Ce roman décrit comment la consommation de drogues altérant la perception façonne une réalité multiple. On y retrouve la patte de l’auteur, qui pose la question de la santé mentale et de la fragilité du monde.
FAQ : « Blade Runner » : tout savoir sur ce chef-d'œuvre SF
Qu’est-ce qui définit l’univers de « Blade Runner »?
L’univers de « Blade Runner » se définit par une ambiance dystopique, qui associe film noir et science-fiction. Il met en scène les replicants, créations de la Tyrell Corporation, et s’articule autour de thématiques liées à l’identité, la mémoire et le transhumanisme.
Comment le film a-t-il influencé la science-fiction contemporaine ?
« Blade Runner » a bouleversé le cinéma de science-fiction par son style visuel rétrofuturiste, ses thématiques philosophiques ainsi que son ambiance musicale inoubliable. Son impact se ressent dans de nombreux films, séries et jeux vidéo.
Quels thèmes majeurs se dégagent de l’œuvre ?

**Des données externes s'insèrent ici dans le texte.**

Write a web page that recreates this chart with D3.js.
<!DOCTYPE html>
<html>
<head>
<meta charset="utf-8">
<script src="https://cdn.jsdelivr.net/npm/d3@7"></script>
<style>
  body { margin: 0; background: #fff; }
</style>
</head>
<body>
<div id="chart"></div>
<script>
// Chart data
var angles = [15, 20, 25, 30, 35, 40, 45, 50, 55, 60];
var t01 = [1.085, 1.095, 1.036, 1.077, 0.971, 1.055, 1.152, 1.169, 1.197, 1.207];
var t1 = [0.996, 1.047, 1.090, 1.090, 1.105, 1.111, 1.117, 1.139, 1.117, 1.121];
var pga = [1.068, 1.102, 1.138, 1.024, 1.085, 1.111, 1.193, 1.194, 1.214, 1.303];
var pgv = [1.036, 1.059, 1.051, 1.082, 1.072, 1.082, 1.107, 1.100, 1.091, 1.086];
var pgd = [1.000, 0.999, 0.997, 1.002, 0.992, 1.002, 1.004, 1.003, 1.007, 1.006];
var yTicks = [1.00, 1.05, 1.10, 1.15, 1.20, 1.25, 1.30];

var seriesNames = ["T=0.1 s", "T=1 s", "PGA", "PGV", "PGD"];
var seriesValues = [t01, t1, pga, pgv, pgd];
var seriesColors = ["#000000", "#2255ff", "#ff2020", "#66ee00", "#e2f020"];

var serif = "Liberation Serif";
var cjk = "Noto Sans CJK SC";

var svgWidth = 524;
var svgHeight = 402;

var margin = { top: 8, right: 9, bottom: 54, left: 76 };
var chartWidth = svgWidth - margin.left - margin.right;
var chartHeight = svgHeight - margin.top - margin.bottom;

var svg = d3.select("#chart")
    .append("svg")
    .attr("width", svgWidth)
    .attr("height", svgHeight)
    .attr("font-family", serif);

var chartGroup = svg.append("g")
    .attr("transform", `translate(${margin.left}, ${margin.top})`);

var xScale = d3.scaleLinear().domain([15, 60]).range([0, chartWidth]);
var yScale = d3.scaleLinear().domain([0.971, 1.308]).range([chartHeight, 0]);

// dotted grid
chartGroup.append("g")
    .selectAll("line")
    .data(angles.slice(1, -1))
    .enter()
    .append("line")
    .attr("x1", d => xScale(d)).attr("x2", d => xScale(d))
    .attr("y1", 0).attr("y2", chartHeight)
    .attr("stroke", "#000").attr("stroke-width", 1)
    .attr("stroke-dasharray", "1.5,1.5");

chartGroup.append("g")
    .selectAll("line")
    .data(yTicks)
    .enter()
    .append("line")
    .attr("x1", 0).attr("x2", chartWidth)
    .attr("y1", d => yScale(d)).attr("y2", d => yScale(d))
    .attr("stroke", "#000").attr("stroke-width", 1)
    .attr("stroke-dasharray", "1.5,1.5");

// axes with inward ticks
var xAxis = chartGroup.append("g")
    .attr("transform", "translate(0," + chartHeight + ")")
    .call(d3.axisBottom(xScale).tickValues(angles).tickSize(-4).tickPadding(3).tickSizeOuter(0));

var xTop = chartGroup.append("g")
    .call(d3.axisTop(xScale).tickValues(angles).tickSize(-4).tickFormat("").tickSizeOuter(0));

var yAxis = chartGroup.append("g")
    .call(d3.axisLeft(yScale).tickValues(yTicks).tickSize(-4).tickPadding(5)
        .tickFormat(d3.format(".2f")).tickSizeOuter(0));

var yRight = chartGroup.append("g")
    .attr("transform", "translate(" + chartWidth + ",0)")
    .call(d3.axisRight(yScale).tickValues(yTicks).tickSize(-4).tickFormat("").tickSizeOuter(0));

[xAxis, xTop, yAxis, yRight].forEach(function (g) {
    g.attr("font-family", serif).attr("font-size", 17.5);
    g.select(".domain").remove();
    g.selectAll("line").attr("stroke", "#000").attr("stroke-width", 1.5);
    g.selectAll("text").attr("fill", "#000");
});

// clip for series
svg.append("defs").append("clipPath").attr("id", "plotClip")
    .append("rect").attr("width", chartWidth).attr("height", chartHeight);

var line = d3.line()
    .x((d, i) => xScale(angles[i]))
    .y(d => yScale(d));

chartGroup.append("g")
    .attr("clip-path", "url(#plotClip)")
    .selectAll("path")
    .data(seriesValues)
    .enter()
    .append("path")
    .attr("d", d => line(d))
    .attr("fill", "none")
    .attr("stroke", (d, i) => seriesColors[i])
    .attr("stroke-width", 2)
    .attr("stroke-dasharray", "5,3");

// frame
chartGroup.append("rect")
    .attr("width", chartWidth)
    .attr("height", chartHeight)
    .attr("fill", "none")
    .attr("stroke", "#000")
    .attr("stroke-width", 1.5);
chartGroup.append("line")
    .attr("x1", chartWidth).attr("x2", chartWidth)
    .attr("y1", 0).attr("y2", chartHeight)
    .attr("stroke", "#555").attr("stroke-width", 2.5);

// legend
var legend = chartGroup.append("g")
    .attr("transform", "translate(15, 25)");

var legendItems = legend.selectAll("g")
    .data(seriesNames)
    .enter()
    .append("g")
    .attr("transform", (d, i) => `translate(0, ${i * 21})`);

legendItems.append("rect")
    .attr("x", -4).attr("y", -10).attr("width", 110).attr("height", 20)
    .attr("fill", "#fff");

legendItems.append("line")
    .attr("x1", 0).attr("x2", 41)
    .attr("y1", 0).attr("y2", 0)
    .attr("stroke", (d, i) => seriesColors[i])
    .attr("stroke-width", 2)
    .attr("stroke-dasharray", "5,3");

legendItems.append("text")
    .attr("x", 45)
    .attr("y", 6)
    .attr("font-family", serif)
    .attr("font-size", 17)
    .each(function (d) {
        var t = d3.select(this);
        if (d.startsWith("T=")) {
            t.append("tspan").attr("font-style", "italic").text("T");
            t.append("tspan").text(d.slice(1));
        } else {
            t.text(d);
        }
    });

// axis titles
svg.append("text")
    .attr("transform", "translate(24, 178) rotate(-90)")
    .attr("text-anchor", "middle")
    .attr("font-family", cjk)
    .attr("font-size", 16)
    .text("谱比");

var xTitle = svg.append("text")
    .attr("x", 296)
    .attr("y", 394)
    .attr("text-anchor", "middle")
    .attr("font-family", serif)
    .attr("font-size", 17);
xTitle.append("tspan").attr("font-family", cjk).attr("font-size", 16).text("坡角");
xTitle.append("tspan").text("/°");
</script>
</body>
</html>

Les thèmes principaux de « Blade Runner » incluent l’identité, la frontière humain/machine, la critique sociale, la solitude urbaine, la mémoire ainsi que la dérive transhumaniste.
Quelle est l’importance de l’esthétique dans l’univers « Blade Runner » ?
L’esthétique, à travers le design de production, la photographie et la musique, est centrale dans l’œuvre. Elle contribue à l’atmosphère singulière du film, entre pluie battante, néons et décors très sombres.
Faut-il voir le premier film avant « Blade Runner 2049 » ?
Il est fortement recommandé de commencer par la version de 1982 afin de saisir pleinement les enjeux et les références du second volet. Cela permet de mieux comprendre l’évolution de Rick Deckard et des replicants dans la suite.
En définitive, « Blade Runner » est bien plus qu’un simple film de science-fiction : c’est une œuvre complète, née de l’esprit avant-gardiste de Philip K. Dick et sublimée par la vision de Ridley Scott. Sa puissance repose autant sur ses interrogations philosophiques (la nature de l’humanité, la quête d’identité des replicants) que sur son esthétique unique et ses innovations techniques.
De fait, son héritage s’étend bien au-delà du cinéma, inspirant des générations de créateurs. Les multiples versions témoignent de la longévité et de la fascination qu’exerce l’univers de Rick Deckard et de la Tyrell Corporation.